Let's take them one at a time.
The Pleasure Principle: By its very nature, pleasure is an inward looking perspective--the good and bad of everything is evaluated and determined by how it affects me. It is the ultimate "me-centric" philosophy. As such, it partakes of the original sin--pride or what the Greeks called "hubris". It makes the individual his own god. Indeed, pleasure, focused on satisfying the desires of the individual, encompasses all of the original seven deadly sins--pride, lust, avarice, sloth, gluttony, envy and wrath. There is no objective truth; neither good nor evil except as it adversely or beneficially affects the individual.
The Permanence Principle: The Collective promotes the immortality of the flesh--that physical life was to be extended indefinitely. Christianity also believes in eternal life--but not the immortality of the flesh, rather the immortality of the spirit. The Christian view is that the physical life is transitory; it is a stage of development that is intended to lead to a more perfect and eternal life of the spirit in harmony with God. The result of the indefinite prolongation of the physical life is that man's spiritual development is arrested and the path to Heaven is blocked.
The Transparency Principle: This is the one Core Principle that is good in the abstract, but which has been perverted by the Collective in practice both as to its objective and application. The Collective views transparancy as a means to promote knowledge which it sees as a source of pleasure. Thus, as Citizen Lucy argues, when transparency reveals knowledge that the Collective views as "inimical to the common good," it must be suppressed. In the Collective's view, the principle is to be selectively, not universally, applied. In his inquisition dialogue with Citizen Lucy, Thomas disputes this. He argues that the true goal of Transparency is the promotion of objective Truth and knowledge of the Truth is essential because it enables the individual's freedom to choose. Thus, the proper goal of transparency is the promotion of freedom. To Lucy, this is "apostasy"--"freedom means inequality; super-abundance for the few and want for the many." To Citizen Lucy, "[f]reedom was always an over-rated commodity--bargained away by the masses for ease and entitlement."

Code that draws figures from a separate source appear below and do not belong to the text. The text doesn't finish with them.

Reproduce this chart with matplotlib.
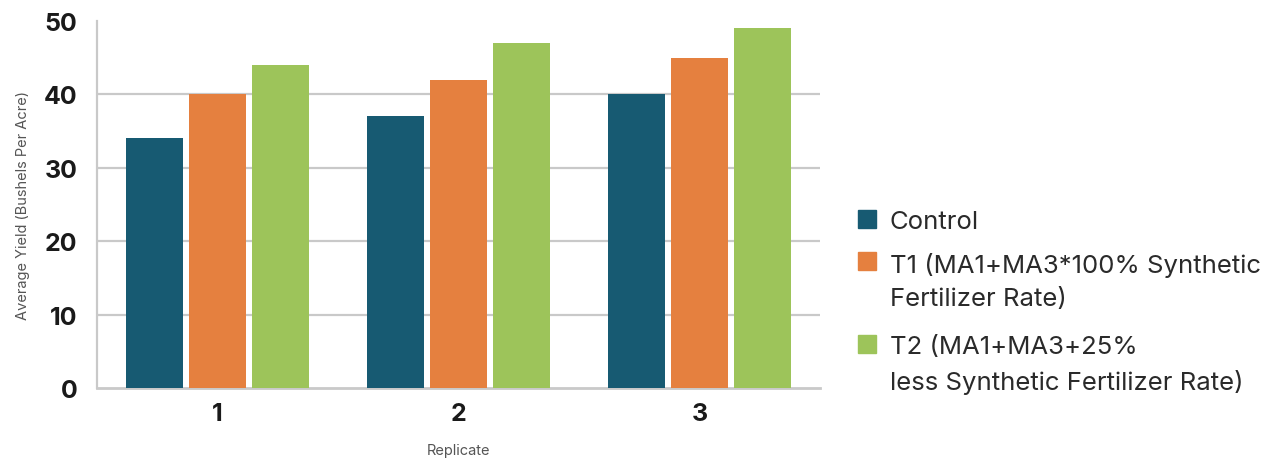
import matplotlib
matplotlib.use("Agg")
import matplotlib.pyplot as plt
from matplotlib.patches import Rectangle
import numpy as np

replicates = ["1", "2", "3"]
series_names = [
    "Control",
    "T1 (MA1+MA3*100% Synthetic\nFertilizer Rate)",
    "T2 (MA1+MA3+25%\nless Synthetic Fertilizer Rate)",
]
control = [34, 37, 40]
t1 = [40, 42, 45]
t2 = [44, 47, 49]
yticks = [0, 10, 20, 30, 40, 50]

colors = ["#175a72", "#e5803f", "#9dc45a"]

plt.rcParams["font.family"] = ["Inter", "DejaVu Sans"]

W, H = 1278, 464
fig = plt.figure(figsize=(W / 100, H / 100), dpi=100)
ax = fig.add_axes([97 / W, 1 - 389 / H, (820 - 97) / W, (389 - 22) / H])

x = np.arange(1, len(replicates) + 1)
width = 0.2375
step = 0.2625
for i, (vals, c, name) in enumerate(zip([control, t1, t2], colors, series_names)):
    ax.bar(x + (i - 1) * step, vals, width=width, color=c, label=name, zorder=3)

ax.set_xlim(0.5, 3.5)
ax.set_ylim(0, 50)
ax.set_yticks(yticks)
ax.set_xticks(x)
ax.set_xticklabels(replicates)

for v in yticks[1:-1]:
    ax.axhline(v, color="#c9c9c9", lw=1.6, zorder=1)

for s in ["top", "right"]:
    ax.spines[s].set_visible(False)
ax.spines["left"].set_color("#c9c9c9")
ax.spines["left"].set_linewidth(1.6)
ax.spines["bottom"].set_color("#c9c9c9")
ax.spines["bottom"].set_linewidth(2.0)

ax.tick_params(axis="both", length=0, labelsize=18, labelcolor="#1a1a1a")
ax.tick_params(axis="y", pad=14)
ax.tick_params(axis="x", pad=10)
for lbl in ax.get_yticklabels() + ax.get_xticklabels():
    lbl.set_fontweight("bold")

ax.set_ylabel("Average Yield (Bushels Per Acre)", fontsize=10.5, color="#555555", labelpad=10)
ax.set_xlabel("Replicate", fontsize=10.5, color="#555555", labelpad=13)

# legend (manual, handles aligned to first line of each label)
leg_fs = 18.5
renderer = fig.canvas.get_renderer()
probe = fig.text(0, 0, "Control", fontsize=leg_fs, va="top")
h1 = probe.get_window_extent(renderer).height
probe.remove()

first_line_centers = [220, 262, 345]
box = 18
for c, name, yc in zip(colors, series_names, first_line_centers):
    fig.patches.append(Rectangle((858 / W, 1 - (yc + box / 2) / H), box / W, box / H,
                                 transform=fig.transFigure, color=c, figure=fig))
    fig.text(890 / W, 1 - (yc - h1 / 2 + 2.5) / H, name, fontsize=leg_fs, color="#2a2a2a",
             ha="left", va="top", linespacing=1.55)

fig.savefig("out.png", dpi=100, facecolor="white")
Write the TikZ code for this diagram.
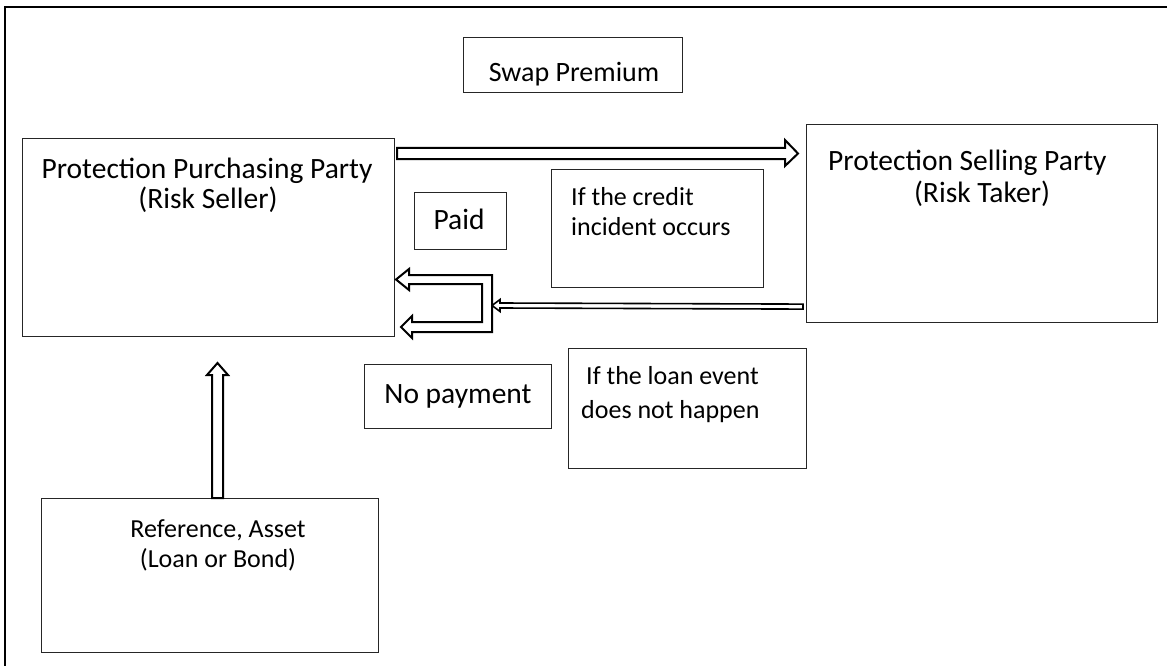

The Entitlement Principle: Entitlement is the "raison d'être" of the Collective--the Collective exists to attain for the individual the first Three Core Principles. The pursuit of pleasure has replaced the quest for the Truth; the selective application of transparency denies the individual access to the Truth and subverts his/her freedom to choose. The Book must be suppressed because its competing Truth promotes the freedom of the individual to choose between good and evil. The central event of the Old Testament was the story of Moses leading the Israelites out of slavery in Egypt to freedom in the Promised Land. The New Testament sounds a similar theme when Jesus replaces the complex web of laws enshrined in the Old Testament with two simple commandments based on love--love God and love your neighbor. Freedom is essential because it provides the means for attaining the good--an individual achieves the good by freely choosing Truth over Falsehood, Good instead of Evil, Love instead of Hate, Righteousness instead of Sin. Entitlement enslaves sen-kind by subverting freedom.